At least, that is the way the formula is presented by Wikipedia and Wolfram|Alpha. But as soon as you try to work with it you find out that in order to really match the above Gaussian function, normalization and axis scaling must be taken care of:

$\text{erf}( x , \sigma ) = \int_0^{ \frac{ x }{ \sqrt{ 2 } \sigma } } \! e^{ -t^2 } \, \mathrm{ d }t$

The plots below display G(x,sigma) (bell-shaped) in blue, and erf(x,sigma) (S-shaped) in yellow.

A very typical use for G(x,sigma) that I’ve been talking about on this blog lately, is to build convolution kernels for Gaussian blur. An image convolution kernel, for example, is a pixel-centered discretization of a certain underlying function (a Gaussian, in this case). Said discretization splits the x axis in uniform unit-length bins (a.k.a. taps, or intervals) centered at x=0.

For each bin, this is pretty much the definition of the integral of G(x,sigma) along the bin. That is, the increment of erf(x,sigma) between both end-points of the bin.

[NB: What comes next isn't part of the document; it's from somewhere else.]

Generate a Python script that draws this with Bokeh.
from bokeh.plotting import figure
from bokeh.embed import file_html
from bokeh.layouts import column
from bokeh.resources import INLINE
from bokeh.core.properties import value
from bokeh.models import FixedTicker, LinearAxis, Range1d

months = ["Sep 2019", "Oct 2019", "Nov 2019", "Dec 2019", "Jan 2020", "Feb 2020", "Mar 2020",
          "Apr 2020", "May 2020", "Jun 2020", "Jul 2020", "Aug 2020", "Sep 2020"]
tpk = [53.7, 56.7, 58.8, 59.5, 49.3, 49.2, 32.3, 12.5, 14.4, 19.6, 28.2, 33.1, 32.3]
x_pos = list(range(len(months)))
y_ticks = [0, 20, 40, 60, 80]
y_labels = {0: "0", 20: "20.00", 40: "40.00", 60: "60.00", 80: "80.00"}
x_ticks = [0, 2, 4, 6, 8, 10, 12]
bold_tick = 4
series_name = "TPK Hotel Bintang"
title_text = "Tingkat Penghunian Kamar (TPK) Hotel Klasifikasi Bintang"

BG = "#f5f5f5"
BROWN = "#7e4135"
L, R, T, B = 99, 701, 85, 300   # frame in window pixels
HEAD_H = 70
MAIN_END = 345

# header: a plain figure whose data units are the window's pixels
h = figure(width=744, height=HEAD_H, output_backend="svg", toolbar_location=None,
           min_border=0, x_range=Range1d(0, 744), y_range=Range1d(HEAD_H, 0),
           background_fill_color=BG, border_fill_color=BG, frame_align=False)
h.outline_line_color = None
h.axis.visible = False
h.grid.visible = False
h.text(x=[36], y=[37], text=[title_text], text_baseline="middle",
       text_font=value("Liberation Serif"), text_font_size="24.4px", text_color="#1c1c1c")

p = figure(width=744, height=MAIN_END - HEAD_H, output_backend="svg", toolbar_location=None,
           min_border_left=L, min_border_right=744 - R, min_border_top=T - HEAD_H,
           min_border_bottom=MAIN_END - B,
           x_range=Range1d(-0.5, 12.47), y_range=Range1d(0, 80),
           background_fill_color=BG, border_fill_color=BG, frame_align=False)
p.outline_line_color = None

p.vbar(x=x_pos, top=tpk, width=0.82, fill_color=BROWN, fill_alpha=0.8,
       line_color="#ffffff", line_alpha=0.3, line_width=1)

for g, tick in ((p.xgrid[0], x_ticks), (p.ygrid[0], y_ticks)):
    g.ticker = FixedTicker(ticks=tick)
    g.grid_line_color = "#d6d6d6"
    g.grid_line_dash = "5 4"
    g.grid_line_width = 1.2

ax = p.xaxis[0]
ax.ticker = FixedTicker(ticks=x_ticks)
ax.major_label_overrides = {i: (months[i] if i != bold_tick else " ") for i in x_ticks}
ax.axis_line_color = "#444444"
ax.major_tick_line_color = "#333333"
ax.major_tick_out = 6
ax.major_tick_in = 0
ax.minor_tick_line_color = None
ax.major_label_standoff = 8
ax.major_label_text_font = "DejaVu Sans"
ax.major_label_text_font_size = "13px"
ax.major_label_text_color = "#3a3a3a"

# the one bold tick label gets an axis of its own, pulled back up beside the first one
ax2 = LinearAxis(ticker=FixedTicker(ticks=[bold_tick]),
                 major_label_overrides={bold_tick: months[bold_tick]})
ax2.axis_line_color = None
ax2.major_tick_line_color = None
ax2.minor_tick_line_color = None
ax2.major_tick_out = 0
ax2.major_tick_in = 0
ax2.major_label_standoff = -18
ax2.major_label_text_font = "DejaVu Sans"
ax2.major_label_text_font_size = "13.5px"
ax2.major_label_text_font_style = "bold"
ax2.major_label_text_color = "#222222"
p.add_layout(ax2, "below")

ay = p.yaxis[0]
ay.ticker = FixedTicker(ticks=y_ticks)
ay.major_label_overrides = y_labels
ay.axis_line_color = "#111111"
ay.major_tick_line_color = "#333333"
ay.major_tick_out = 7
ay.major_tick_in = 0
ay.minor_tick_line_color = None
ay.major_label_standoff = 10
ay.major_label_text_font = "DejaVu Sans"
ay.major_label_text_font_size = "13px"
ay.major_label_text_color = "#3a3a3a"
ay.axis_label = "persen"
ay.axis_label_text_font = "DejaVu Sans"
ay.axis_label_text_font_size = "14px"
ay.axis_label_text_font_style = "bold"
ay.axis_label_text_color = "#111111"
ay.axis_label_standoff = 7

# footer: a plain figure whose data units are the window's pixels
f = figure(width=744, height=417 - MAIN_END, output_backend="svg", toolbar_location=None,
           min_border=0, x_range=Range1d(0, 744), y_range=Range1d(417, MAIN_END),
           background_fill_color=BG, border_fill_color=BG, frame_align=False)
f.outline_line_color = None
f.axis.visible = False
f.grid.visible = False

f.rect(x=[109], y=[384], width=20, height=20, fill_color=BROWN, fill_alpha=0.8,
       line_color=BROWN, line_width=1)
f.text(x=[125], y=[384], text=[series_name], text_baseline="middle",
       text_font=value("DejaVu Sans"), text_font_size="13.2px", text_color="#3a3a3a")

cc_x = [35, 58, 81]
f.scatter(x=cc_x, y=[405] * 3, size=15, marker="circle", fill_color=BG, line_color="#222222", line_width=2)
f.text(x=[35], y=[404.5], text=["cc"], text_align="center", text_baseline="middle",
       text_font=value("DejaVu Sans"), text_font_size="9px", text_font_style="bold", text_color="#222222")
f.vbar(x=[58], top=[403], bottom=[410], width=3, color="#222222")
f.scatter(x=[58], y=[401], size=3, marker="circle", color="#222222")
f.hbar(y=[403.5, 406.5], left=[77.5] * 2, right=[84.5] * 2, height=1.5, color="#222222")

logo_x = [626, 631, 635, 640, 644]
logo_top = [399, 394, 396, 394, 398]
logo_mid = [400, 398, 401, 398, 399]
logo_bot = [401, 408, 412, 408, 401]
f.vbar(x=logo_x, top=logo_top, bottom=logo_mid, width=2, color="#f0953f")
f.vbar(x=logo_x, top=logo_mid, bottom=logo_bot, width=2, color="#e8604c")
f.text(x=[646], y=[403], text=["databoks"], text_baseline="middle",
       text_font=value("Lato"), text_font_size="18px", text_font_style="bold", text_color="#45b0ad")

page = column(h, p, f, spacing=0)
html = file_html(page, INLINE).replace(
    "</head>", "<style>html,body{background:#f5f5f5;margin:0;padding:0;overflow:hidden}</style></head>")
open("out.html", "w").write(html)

Discretized 1D Gaussian (sigma=0.5)

Discretized 1D Gaussian (sigma=1.0)

Discretized 1D Gaussian (sigma=1.5)

Doing it wrong:

Most implementations of Gaussian convolution kernels simply evaluate G(x,sigma) at the mid-point of each bin. This is a decent approximation that is also trivial to implement:

$\text{bin}( a , b , \sigma ) = G( \frac{ a + b }{ 2 } , \sigma )$

This value is represented in blue in the above plots.

Implementing erf:

While G(x,sigma) has a trivial explicit formulation, erf is an archetypical non-elementary function.

Some development environments provide an erf implementation. But most (the ones I use) don’t. There are some smart example implementations out there if you Google a bit. Usually they are either numerical approximations, or piece-wise interpolations.

Assuming that one has an erf implementation at his disposal, the correct value for the bin [a..b] is:

$\text{bin'}( a , b , \sigma ) = \text{erf}( b , \sigma ) - \text{erf}( a , \sigma )$

This value is represented in red in the above plots.

A poor-man approximation:

If you are feeling lazy, an alternative approximation is to super-sample G(x,sigma) along the bin. The amount of samples can be chosen to be proportional to how small sigma is.

This method is easy to implement. However, it is far less elegant and also less efficient as more evaluation calls are required.

Conclusion:

When discretizing a Gaussian function, as sigma becomes small (close to or smaller than (b-a)), the approximation bin(a,b) (in blue above) deviates significantly from the correct bin'(a,b) (in red above).

So if you are going to Gaussian-blur at radius 1px or smaller, and precision is important, then it is necessary to use erf(x,sigma) or at least super-sample G(x,sigma).